Work to complete: Exactly the lines from the one with "Emit a Python" through the one with "from bokeh.resources import INLINE", inclusive, are to be repeated, and the pictures are not.

[Stored data]

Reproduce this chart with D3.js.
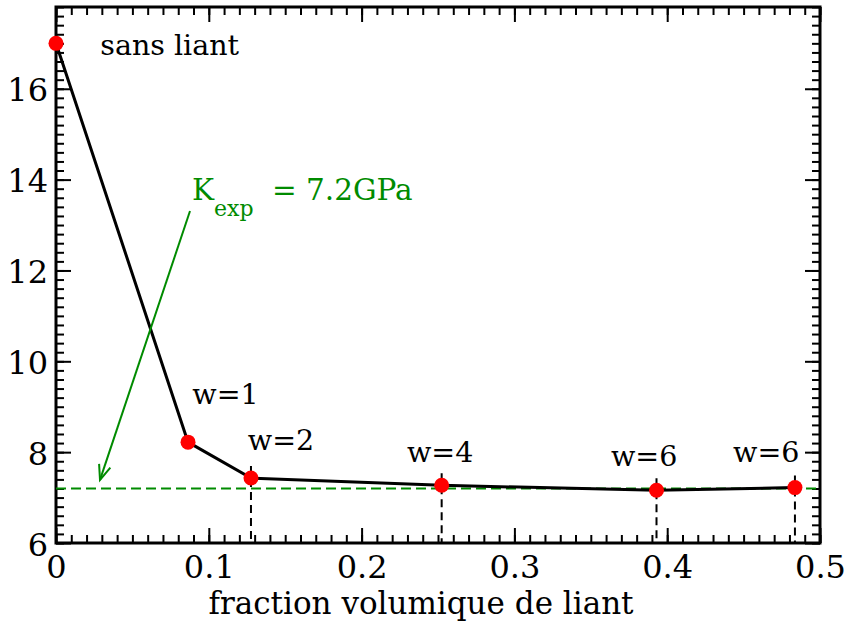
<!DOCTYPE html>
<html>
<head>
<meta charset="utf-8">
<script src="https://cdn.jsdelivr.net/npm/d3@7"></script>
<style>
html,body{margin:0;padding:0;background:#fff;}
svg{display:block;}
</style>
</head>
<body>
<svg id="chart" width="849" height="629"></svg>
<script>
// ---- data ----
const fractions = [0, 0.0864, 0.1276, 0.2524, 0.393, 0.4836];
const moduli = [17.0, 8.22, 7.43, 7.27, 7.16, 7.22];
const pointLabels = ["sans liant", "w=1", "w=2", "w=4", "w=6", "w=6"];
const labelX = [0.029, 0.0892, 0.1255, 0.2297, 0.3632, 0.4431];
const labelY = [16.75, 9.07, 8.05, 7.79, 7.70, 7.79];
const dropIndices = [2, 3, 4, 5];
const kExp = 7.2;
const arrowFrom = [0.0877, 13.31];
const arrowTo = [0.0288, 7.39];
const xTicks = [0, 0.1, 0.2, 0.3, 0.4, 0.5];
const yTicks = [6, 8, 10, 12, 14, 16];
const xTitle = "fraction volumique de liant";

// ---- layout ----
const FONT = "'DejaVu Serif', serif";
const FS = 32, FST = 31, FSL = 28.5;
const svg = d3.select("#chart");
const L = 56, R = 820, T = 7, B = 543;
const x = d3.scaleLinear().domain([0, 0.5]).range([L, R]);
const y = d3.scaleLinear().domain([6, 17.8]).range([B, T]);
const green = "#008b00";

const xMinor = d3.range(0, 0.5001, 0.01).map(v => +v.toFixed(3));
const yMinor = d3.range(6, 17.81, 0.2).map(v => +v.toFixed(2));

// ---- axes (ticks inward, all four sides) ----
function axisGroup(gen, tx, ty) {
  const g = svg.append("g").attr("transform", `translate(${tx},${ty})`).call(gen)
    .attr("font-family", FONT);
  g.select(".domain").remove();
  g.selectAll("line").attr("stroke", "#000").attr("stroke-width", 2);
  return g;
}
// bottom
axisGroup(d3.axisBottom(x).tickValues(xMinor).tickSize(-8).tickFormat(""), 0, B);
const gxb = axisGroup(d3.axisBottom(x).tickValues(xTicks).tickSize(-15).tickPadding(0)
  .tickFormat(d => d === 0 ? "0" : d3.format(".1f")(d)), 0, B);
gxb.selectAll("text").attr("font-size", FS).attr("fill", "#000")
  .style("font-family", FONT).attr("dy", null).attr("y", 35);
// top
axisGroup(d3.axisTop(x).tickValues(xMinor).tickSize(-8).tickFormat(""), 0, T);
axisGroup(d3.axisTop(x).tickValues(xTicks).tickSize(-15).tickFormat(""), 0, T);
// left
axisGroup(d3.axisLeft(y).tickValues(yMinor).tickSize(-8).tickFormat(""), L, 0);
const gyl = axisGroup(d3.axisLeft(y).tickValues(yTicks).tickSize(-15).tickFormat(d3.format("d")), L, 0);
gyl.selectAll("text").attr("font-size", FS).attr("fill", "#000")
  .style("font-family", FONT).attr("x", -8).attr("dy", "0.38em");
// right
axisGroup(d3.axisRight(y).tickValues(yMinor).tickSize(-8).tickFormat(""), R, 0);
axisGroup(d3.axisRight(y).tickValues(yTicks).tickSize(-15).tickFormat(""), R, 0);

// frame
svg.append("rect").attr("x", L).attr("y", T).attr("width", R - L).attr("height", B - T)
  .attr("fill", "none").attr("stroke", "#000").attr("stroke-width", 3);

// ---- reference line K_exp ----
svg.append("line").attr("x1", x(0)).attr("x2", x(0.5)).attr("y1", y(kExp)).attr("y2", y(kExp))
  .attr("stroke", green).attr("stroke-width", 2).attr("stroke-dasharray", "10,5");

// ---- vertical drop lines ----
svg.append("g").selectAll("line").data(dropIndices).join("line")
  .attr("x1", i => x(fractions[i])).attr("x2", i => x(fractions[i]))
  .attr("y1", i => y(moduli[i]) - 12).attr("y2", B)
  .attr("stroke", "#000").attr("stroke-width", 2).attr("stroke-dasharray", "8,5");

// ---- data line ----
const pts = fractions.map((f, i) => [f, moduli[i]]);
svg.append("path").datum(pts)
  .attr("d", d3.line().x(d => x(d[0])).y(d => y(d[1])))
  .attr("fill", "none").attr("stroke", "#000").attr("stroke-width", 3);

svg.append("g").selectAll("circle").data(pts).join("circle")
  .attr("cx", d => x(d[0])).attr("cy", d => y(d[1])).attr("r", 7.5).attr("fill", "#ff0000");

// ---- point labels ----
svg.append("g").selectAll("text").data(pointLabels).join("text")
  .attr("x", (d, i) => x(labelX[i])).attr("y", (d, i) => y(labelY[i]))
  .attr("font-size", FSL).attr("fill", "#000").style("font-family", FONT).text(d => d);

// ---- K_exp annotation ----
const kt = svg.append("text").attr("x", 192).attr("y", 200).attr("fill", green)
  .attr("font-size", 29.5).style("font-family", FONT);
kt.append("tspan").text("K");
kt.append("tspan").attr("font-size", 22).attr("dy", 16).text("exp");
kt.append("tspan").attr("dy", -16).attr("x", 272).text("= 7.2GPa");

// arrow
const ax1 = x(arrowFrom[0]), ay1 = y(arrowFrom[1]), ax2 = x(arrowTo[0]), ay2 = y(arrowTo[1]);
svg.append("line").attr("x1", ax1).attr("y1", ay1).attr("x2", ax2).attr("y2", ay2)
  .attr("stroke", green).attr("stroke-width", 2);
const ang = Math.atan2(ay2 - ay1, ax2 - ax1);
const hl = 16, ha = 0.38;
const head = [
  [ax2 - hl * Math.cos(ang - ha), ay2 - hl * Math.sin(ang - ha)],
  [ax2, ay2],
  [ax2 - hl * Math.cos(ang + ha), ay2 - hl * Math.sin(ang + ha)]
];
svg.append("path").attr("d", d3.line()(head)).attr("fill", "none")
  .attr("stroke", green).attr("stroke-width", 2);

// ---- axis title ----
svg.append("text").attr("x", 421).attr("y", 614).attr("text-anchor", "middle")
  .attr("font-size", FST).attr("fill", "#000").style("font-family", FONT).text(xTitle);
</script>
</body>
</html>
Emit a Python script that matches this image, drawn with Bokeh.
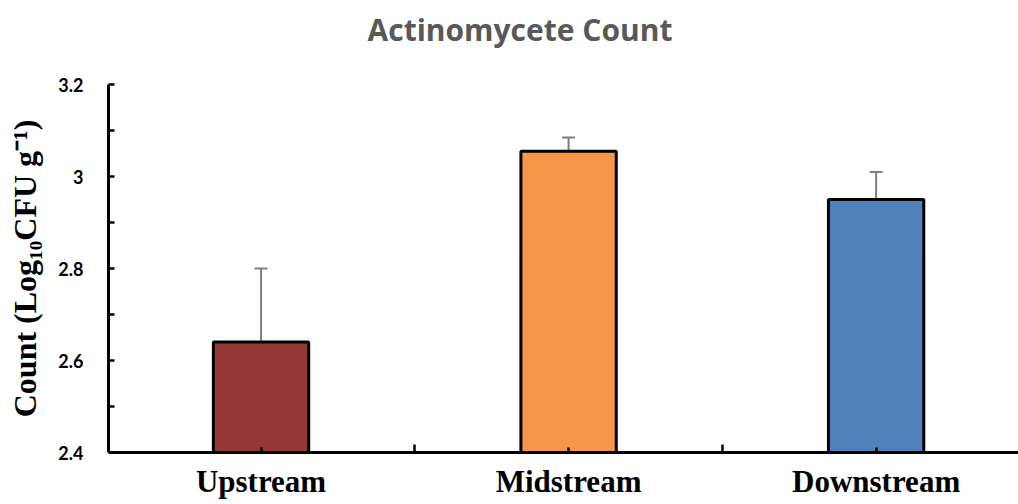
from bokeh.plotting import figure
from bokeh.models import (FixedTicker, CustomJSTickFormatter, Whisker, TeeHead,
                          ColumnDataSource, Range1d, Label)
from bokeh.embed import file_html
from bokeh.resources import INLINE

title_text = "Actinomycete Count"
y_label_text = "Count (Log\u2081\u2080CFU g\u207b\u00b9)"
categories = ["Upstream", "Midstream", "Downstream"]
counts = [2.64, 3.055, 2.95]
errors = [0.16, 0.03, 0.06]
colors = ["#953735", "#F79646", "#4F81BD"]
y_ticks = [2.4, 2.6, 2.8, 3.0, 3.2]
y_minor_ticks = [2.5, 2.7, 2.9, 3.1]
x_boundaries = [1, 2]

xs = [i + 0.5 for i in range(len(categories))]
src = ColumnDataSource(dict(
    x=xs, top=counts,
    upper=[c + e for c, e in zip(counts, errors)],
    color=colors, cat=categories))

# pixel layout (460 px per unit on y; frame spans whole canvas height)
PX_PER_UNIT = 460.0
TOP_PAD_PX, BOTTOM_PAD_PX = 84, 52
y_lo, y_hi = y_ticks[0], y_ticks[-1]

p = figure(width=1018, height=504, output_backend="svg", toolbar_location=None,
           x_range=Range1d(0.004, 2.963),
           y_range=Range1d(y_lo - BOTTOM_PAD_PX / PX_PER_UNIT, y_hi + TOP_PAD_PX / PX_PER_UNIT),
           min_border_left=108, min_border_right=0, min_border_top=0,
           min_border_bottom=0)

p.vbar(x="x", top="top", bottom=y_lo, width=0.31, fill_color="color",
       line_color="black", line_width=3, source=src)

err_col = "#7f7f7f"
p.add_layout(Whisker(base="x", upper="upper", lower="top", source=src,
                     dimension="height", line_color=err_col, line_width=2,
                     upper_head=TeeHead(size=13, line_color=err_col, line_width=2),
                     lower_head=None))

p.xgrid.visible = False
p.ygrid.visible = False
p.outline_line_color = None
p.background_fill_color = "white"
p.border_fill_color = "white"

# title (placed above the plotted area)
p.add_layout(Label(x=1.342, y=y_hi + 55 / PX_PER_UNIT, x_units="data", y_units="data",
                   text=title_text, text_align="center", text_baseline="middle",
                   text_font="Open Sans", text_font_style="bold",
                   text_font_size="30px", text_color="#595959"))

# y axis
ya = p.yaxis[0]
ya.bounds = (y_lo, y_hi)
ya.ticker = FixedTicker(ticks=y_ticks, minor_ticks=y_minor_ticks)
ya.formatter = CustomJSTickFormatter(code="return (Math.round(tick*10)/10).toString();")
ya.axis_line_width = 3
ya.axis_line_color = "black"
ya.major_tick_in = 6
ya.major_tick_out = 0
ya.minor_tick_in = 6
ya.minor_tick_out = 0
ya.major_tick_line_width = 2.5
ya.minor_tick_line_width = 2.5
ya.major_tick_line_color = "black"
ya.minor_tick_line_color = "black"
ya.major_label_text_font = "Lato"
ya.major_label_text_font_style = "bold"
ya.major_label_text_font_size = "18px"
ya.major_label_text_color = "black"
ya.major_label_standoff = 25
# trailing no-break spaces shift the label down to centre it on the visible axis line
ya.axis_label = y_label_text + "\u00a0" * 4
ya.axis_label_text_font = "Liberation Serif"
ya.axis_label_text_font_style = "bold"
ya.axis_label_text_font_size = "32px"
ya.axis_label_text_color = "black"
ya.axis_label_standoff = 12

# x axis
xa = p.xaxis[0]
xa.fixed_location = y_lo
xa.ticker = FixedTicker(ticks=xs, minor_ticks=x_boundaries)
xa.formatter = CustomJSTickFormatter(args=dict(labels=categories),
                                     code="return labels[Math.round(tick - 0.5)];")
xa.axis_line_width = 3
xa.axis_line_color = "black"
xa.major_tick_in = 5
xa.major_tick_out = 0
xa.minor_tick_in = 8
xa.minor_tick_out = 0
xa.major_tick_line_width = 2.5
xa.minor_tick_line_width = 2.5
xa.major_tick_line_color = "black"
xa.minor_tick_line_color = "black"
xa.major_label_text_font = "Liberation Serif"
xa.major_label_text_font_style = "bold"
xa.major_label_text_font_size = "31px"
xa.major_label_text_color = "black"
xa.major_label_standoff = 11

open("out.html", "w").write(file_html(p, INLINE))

Task response:
Emit a Python script that matches this image, drawn with Bokeh.
from bokeh.plotting import figure
from bokeh.models import (FixedTicker, CustomJSTickFormatter, Whisker, TeeHead,
                          ColumnDataSource, Range1d, Label)
from bokeh.embed import file_html
from bokeh.resources import INLINE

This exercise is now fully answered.